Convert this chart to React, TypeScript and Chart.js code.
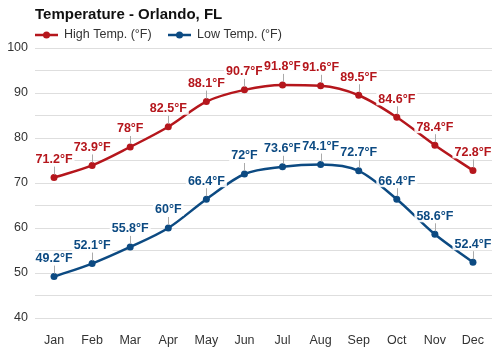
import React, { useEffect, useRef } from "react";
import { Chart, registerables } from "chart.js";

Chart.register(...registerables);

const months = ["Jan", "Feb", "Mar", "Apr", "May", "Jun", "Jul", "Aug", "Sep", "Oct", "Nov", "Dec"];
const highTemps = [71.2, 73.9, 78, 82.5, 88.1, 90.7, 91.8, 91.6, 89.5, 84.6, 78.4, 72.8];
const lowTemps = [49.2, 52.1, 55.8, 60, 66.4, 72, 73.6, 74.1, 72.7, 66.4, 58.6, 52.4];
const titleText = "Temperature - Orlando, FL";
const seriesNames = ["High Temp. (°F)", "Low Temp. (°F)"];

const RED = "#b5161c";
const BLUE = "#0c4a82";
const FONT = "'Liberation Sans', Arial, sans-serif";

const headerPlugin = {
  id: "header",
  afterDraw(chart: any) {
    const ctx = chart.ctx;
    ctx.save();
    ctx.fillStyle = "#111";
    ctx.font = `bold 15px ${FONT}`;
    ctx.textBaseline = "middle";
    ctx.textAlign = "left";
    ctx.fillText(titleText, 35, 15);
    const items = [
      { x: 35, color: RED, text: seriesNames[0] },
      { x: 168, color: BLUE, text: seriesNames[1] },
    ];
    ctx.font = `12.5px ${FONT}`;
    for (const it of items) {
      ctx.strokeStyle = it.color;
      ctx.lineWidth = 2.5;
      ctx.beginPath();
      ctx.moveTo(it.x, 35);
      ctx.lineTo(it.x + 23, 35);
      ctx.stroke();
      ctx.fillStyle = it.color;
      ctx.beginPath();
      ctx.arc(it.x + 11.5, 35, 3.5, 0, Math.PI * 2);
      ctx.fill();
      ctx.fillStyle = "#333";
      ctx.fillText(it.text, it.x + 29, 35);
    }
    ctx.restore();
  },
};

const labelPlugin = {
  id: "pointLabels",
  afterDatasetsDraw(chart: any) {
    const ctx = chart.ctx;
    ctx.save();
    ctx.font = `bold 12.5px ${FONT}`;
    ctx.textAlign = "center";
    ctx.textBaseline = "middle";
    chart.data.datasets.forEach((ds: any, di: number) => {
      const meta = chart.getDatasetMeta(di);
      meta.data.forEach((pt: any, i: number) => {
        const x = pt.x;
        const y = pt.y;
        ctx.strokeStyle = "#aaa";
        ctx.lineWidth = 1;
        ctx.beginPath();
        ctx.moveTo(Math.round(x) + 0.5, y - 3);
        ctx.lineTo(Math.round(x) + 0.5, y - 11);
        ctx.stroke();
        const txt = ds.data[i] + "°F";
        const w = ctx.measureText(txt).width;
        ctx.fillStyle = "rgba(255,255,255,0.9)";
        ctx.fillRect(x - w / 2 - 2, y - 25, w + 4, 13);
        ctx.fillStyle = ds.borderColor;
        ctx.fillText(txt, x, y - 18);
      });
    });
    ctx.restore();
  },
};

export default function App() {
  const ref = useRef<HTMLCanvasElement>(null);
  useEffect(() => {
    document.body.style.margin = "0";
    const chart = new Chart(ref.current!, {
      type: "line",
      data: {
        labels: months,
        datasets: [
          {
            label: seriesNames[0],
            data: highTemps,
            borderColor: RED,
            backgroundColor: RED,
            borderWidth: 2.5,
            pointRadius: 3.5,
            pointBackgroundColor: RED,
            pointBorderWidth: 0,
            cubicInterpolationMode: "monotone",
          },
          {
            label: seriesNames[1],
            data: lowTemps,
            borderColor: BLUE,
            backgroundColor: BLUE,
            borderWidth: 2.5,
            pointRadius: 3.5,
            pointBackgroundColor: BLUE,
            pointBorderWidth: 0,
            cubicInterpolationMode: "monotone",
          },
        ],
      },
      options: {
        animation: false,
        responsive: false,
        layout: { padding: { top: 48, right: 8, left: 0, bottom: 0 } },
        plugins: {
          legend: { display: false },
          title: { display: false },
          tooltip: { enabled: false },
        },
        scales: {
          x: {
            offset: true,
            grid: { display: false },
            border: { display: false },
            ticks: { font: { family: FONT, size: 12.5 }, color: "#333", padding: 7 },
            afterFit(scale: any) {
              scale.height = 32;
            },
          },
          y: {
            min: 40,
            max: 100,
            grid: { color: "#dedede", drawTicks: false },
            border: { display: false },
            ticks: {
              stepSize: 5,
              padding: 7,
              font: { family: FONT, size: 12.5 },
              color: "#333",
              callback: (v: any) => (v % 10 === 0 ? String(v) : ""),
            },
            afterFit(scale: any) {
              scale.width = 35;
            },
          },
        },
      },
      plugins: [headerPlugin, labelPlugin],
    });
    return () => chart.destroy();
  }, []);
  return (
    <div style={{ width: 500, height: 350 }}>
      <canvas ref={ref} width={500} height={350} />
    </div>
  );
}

**Written instruction:**
Omit the pictures, then output the rest of the listing exactly.

**Answer to the exercise:**
Convert this chart to React, TypeScript and Chart.js code.
import React, { useEffect, useRef } from "react";
import { Chart, registerables } from "chart.js";

Chart.register(...registerables);

const months = ["Jan", "Feb", "Mar", "Apr", "May", "Jun", "Jul", "Aug", "Sep", "Oct", "Nov", "Dec"];
const highTemps = [71.2, 73.9, 78, 82.5, 88.1, 90.7, 91.8, 91.6, 89.5, 84.6, 78.4, 72.8];
const lowTemps = [49.2, 52.1, 55.8, 60, 66.4, 72, 73.6, 74.1, 72.7, 66.4, 58.6, 52.4];
const titleText = "Temperature - Orlando, FL";
const seriesNames = ["High Temp. (°F)", "Low Temp. (°F)"];

const RED = "#b5161c";
const BLUE = "#0c4a82";
const FONT = "'Liberation Sans', Arial, sans-serif";

const headerPlugin = {
  id: "header",
  afterDraw(chart: any) {
    const ctx = chart.ctx;
    ctx.save();
    ctx.fillStyle = "#111";
    ctx.font = `bold 15px ${FONT}`;
    ctx.textBaseline = "middle";
    ctx.textAlign = "left";
    ctx.fillText(titleText, 35, 15);
    const items = [
      { x: 35, color: RED, text: seriesNames[0] },
      { x: 168, color: BLUE, text: seriesNames[1] },
    ];
    ctx.font = `12.5px ${FONT}`;
    for (const it of items) {
      ctx.strokeStyle = it.color;
      ctx.lineWidth = 2.5;
      ctx.beginPath();
      ctx.moveTo(it.x, 35);
      ctx.lineTo(it.x + 23, 35);
      ctx.stroke();
      ctx.fillStyle = it.color;
      ctx.beginPath();
      ctx.arc(it.x + 11.5, 35, 3.5, 0, Math.PI * 2);
      ctx.fill();
      ctx.fillStyle = "#333";
      ctx.fillText(it.text, it.x + 29, 35);
    }
    ctx.restore();
  },
};

const labelPlugin = {
  id: "pointLabels",
  afterDatasetsDraw(chart: any) {
    const ctx = chart.ctx;
    ctx.save();
    ctx.font = `bold 12.5px ${FONT}`;
    ctx.textAlign = "center";
    ctx.textBaseline = "middle";
    chart.data.datasets.forEach((ds: any, di: number) => {
      const meta = chart.getDatasetMeta(di);
      meta.data.forEach((pt: any, i: number) => {
        const x = pt.x;
        const y = pt.y;
        ctx.strokeStyle = "#aaa";
        ctx.lineWidth = 1;
        ctx.beginPath();
        ctx.moveTo(Math.round(x) + 0.5, y - 3);
        ctx.lineTo(Math.round(x) + 0.5, y - 11);
        ctx.stroke();
        const txt = ds.data[i] + "°F";
        const w = ctx.measureText(txt).width;
        ctx.fillStyle = "rgba(255,255,255,0.9)";
        ctx.fillRect(x - w / 2 - 2, y - 25, w + 4, 13);
        ctx.fillStyle = ds.borderColor;
        ctx.fillText(txt, x, y - 18);
      });
    });
    ctx.restore();
  },
};

export default function App() {
  const ref = useRef<HTMLCanvasElement>(null);
  useEffect(() => {
    document.body.style.margin = "0";
    const chart = new Chart(ref.current!, {
      type: "line",
      data: {
        labels: months,
        datasets: [
          {
            label: seriesNames[0],
            data: highTemps,
            borderColor: RED,
            backgroundColor: RED,
            borderWidth: 2.5,
            pointRadius: 3.5,
            pointBackgroundColor: RED,
            pointBorderWidth: 0,
            cubicInterpolationMode: "monotone",
          },
          {
            label: seriesNames[1],
            data: lowTemps,
            borderColor: BLUE,
            backgroundColor: BLUE,
            borderWidth: 2.5,
            pointRadius: 3.5,
            pointBackgroundColor: BLUE,
            pointBorderWidth: 0,
            cubicInterpolationMode: "monotone",
          },
        ],
      },
      options: {
        animation: false,
        responsive: false,
        layout: { padding: { top: 48, right: 8, left: 0, bottom: 0 } },
        plugins: {
          legend: { display: false },
          title: { display: false },
          tooltip: { enabled: false },
        },
        scales: {
          x: {
            offset: true,
            grid: { display: false },
            border: { display: false },
            ticks: { font: { family: FONT, size: 12.5 }, color: "#333", padding: 7 },
            afterFit(scale: any) {
              scale.height = 32;
            },
          },
          y: {
            min: 40,
            max: 100,
            grid: { color: "#dedede", drawTicks: false },
            border: { display: false },
            ticks: {
              stepSize: 5,
              padding: 7,
              font: { family: FONT, size: 12.5 },
              color: "#333",
              callback: (v: any) => (v % 10 === 0 ? String(v) : ""),
            },
            afterFit(scale: any) {
              scale.width = 35;
            },
          },
        },
      },
      plugins: [headerPlugin, labelPlugin],
    });
    return () => chart.destroy();
  }, []);
  return (
    <div style={{ width: 500, height: 350 }}>
      <canvas ref={ref} width={500} height={350} />
    </div>
  );
}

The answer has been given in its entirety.